Thanks for the pointers. I think that sounds reasonable. I'll have a closer look next week-ish.

[briansmith]

Thanks for the pointers. I think that sounds reasonable. I'll have a closer look next week-ish.

Thanks. I recommend commenting here with a proposed solution before writing a PR.

For aarch64 and ARM we make use of static target feature detection. We combine the features detected statically with any dynamic target feature detection that we do. In order to properly support this target, I think that we need to do the analogous thing for x86/x86-64 features. Notably, it seems like we should have an OS allowlist for the dynamic CPU feature detection for x86-64/x86 like we do for AArch64 as it apparently is not safe on such targets to depend on what CPUID says when deciding which CPU features to use. As a side effect, we would then also be able to support i586 targets since we'd drop our implicit SSE2 dependency. Then the spin dependency in turn would be conditional on the OS using the same list of OSs.

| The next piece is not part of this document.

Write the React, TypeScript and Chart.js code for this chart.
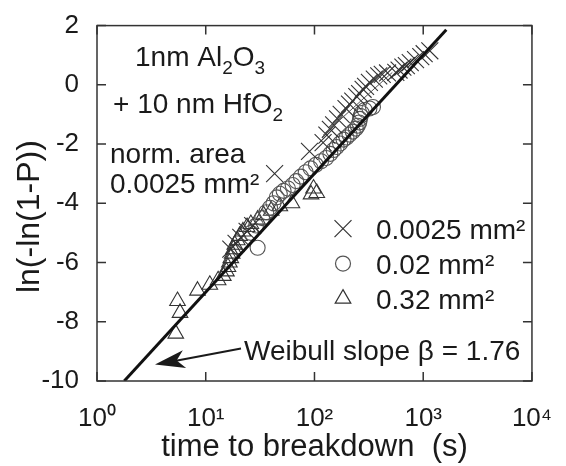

However, that would leave these targets with, by default, the slowest/worst implementations of all algorithms.

I wonder if there are better targets where you can demonstrate your no_std support in a way where we'd be free to keep doing our dynamic detection and make use of SSE2 by default as we currently are?

[briansmith]

So, I think phase 1 is just to implement static feature detection for x86_64 like we do for aarch64. The combination of static and dynamic feature detection in Aarch64 serves as a model. See

ring/src/cpu/arm.rs

Line 156 in 445de2f

macro_rules! features {

. I hope we could find some way to generalize that without just copy/pasting it.

Dynamic feature detection has a lot more complexity.

Let's take x86_64-unknown-none as an example. This is the target that is being used for Linux kernel code. In order to safely use vector registers for this target when running within the Linux kernel, we need to wrap all SSE usage in kernel_fpu_begin and kernel_fpu_end. Maybe there are other things we need to do too? But, how do we know that we're actually targeting the Linux kernel? Is target_env or target_family set to something that clearly identifies the target as Linux?

Now, let's say the target is x86_64-unknown-none and the target isn't the Linux kernel, but rather some other environment. How are we supposed to determine if the environment requires us to call functions analogous to kernel_fpu_begin and kernel_fpu_end and how do we discover the names of those functions and what library they are defined in? Or how could we determine that the environment allows us to use vector registers and other advanced CPU features without doing this extra work? How do we determine if it is safe to execute CPUID/xgetbv, rely on the reported results, and use cached copies of the results across all CPU cores? See rust-lang/rust#60123 (comment). Note that in a bare-metal target with mixed big/little cores, each core might support a different set of CPU features. Userspace applications rely on operating systems to abstract this difference in core capabilities away from us, and both ring and Rust Crypto rely on this.

Similar questions for the other target architectures (aarch64-, etc.).

[nspin]

#1937 would resolve the immediate issue of the build failures by fixing a bug that was preventing such targets from using the fallbacks, but does not address the availability of PerlAsm implementations.